> **INSTRUCTIONS FOR THE TASK**: Nothing but the lines from the top of the data to the line holding "(0,0) rectangle (1312,763);" should be printed, word for word and both ends included; leave the pictures out.

>> start

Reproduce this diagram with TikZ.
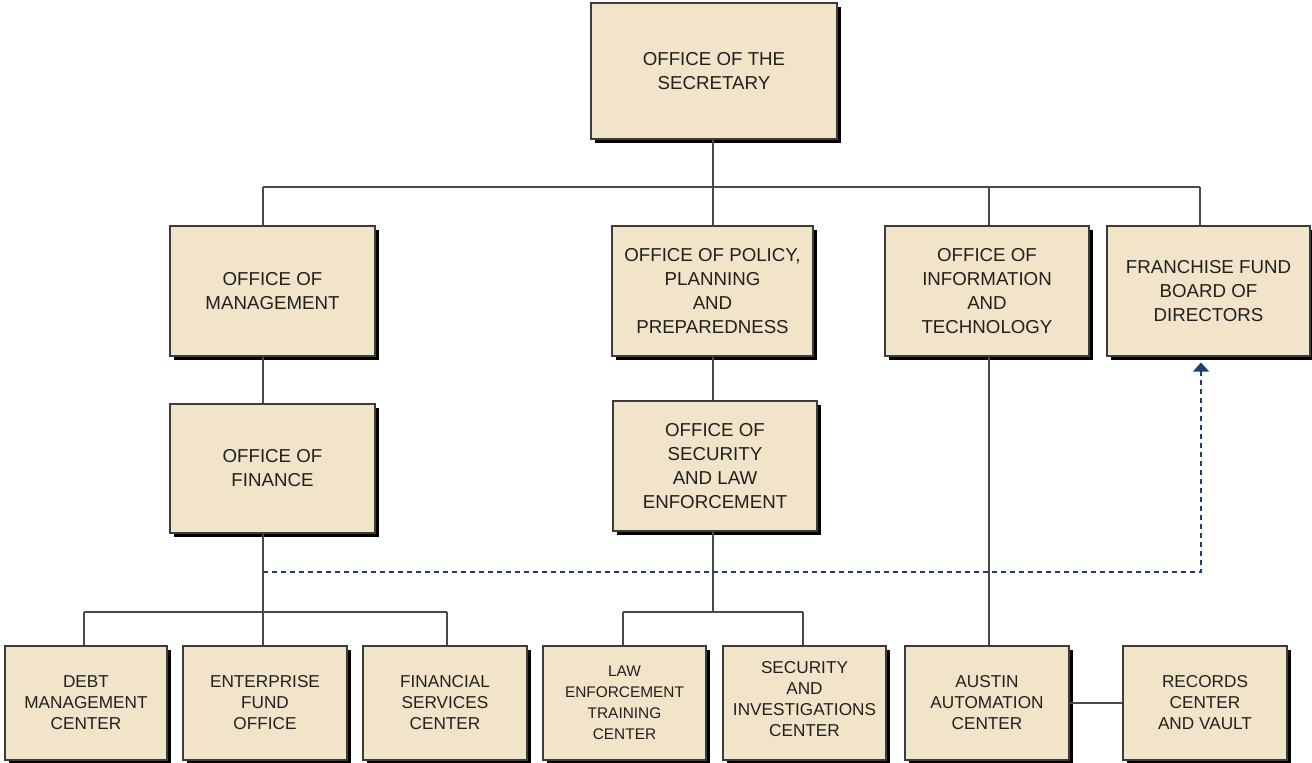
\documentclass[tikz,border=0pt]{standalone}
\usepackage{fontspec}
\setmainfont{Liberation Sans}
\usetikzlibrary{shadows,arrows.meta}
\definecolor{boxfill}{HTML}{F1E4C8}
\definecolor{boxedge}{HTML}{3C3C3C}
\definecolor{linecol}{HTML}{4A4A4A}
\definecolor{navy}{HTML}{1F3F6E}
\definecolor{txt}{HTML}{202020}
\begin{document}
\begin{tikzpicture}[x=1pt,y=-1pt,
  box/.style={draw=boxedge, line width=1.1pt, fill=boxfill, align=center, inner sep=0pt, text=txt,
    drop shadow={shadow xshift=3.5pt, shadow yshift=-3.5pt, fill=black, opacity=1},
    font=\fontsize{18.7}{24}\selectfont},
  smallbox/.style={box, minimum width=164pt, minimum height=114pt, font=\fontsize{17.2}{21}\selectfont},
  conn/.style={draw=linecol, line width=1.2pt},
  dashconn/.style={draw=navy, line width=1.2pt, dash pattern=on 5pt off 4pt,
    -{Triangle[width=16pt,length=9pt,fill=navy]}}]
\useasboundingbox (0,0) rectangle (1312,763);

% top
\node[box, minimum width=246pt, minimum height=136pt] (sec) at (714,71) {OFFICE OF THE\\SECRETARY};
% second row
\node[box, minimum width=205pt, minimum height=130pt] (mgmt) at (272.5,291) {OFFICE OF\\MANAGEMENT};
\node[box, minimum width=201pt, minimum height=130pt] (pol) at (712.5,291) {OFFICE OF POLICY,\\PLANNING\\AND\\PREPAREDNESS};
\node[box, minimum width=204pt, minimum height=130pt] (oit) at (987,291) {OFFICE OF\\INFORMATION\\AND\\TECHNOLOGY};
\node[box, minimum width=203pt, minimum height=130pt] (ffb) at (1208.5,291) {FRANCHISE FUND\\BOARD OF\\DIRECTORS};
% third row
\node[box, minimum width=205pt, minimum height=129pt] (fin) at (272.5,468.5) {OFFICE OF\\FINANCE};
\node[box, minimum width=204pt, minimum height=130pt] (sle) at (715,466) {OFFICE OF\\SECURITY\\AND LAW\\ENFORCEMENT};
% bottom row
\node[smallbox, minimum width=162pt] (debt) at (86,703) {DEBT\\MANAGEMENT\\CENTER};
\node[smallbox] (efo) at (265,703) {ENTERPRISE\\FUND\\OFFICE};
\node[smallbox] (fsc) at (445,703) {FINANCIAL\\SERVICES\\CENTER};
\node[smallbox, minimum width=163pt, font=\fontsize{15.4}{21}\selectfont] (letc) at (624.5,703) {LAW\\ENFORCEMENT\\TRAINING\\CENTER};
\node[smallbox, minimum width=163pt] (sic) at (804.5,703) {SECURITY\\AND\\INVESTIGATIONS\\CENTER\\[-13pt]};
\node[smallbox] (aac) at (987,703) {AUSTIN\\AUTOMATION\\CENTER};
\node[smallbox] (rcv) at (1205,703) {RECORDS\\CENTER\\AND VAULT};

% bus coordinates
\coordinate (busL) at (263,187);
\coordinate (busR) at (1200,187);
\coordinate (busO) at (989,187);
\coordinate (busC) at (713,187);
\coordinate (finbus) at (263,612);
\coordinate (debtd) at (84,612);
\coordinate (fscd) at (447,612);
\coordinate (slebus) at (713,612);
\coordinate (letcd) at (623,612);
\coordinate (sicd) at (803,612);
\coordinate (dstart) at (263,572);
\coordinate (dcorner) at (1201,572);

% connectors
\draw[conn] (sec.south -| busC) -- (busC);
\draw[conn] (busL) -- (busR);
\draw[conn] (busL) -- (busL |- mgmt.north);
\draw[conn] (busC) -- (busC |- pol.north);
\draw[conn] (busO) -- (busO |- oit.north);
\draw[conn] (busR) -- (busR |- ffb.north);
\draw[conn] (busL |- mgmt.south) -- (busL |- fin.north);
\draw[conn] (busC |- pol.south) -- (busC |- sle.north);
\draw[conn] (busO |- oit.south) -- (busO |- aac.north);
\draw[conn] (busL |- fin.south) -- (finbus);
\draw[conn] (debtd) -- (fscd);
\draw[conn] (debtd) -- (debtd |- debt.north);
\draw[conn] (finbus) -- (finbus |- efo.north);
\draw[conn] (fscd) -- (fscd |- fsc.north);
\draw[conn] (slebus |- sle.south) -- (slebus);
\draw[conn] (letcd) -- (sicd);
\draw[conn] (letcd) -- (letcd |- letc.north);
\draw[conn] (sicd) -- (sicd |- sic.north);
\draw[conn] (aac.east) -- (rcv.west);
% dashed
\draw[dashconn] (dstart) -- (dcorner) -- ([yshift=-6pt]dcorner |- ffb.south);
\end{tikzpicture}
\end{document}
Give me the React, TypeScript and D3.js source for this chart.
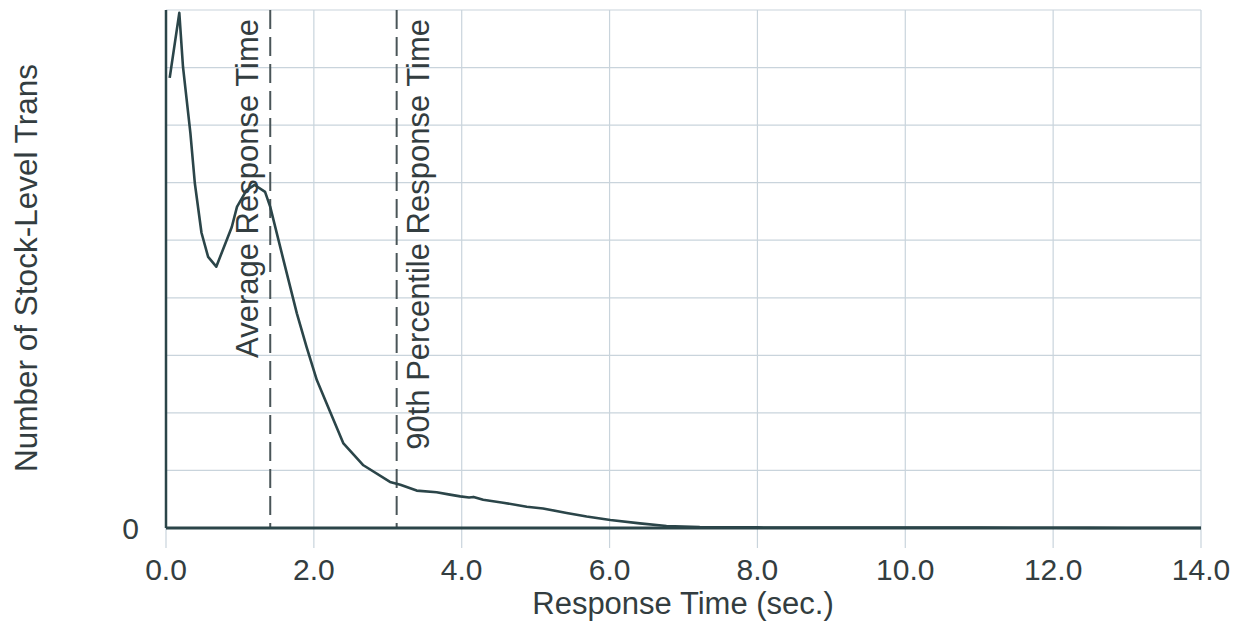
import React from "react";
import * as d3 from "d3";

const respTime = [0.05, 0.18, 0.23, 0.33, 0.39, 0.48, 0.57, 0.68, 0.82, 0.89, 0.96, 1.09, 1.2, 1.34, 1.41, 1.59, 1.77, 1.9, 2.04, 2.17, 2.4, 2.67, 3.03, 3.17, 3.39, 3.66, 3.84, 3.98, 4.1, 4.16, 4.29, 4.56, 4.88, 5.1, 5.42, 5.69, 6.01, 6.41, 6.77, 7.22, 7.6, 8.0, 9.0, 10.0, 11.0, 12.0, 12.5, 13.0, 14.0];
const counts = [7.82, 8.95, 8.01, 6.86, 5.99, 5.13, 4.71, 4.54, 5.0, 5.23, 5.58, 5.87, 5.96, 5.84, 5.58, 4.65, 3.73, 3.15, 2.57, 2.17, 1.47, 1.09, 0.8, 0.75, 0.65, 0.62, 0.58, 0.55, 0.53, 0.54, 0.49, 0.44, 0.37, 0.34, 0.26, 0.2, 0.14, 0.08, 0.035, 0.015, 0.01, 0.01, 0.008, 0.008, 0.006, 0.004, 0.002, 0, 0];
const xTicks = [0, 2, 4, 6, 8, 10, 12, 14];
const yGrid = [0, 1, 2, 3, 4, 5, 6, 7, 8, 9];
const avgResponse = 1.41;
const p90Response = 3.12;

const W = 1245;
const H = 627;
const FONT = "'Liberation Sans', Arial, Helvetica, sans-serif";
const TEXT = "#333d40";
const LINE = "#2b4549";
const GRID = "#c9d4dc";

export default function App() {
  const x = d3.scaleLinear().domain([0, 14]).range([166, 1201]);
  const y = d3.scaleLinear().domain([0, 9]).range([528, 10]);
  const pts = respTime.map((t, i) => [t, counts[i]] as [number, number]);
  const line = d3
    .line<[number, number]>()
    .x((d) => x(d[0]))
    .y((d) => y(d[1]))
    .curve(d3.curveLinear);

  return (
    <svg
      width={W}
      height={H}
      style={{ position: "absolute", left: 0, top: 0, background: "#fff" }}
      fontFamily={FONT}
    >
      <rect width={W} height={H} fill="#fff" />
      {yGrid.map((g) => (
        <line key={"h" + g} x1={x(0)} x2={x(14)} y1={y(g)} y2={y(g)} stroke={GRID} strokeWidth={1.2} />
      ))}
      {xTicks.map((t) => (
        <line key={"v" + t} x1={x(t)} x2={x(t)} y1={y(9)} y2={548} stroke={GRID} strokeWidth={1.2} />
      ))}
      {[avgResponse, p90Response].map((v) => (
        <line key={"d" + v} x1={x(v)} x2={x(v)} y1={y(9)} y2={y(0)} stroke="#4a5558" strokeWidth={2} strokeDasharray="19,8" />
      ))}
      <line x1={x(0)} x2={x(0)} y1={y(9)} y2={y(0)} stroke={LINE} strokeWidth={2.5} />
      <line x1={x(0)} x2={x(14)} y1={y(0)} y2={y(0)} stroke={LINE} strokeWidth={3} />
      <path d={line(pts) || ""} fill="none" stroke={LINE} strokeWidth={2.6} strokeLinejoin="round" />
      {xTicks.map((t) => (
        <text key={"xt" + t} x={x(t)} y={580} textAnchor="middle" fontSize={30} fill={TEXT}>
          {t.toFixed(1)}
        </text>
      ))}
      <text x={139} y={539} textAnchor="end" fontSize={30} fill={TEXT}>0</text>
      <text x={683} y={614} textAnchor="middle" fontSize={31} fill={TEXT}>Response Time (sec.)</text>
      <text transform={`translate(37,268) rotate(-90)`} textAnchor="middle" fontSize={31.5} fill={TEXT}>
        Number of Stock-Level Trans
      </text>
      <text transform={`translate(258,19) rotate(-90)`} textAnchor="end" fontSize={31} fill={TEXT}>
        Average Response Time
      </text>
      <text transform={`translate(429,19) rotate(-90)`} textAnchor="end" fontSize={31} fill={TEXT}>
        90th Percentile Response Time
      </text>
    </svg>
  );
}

>> end

> **FINAL RESULT**:
Reproduce this diagram with TikZ.
\documentclass[tikz,border=0pt]{standalone}
\usepackage{fontspec}
\setmainfont{Liberation Sans}
\usetikzlibrary{shadows,arrows.meta}
\definecolor{boxfill}{HTML}{F1E4C8}
\definecolor{boxedge}{HTML}{3C3C3C}
\definecolor{linecol}{HTML}{4A4A4A}
\definecolor{navy}{HTML}{1F3F6E}
\definecolor{txt}{HTML}{202020}
\begin{document}
\begin{tikzpicture}[x=1pt,y=-1pt,
  box/.style={draw=boxedge, line width=1.1pt, fill=boxfill, align=center, inner sep=0pt, text=txt,
    drop shadow={shadow xshift=3.5pt, shadow yshift=-3.5pt, fill=black, opacity=1},
    font=\fontsize{18.7}{24}\selectfont},
  smallbox/.style={box, minimum width=164pt, minimum height=114pt, font=\fontsize{17.2}{21}\selectfont},
  conn/.style={draw=linecol, line width=1.2pt},
  dashconn/.style={draw=navy, line width=1.2pt, dash pattern=on 5pt off 4pt,
    -{Triangle[width=16pt,length=9pt,fill=navy]}}]
\useasboundingbox (0,0) rectangle (1312,763);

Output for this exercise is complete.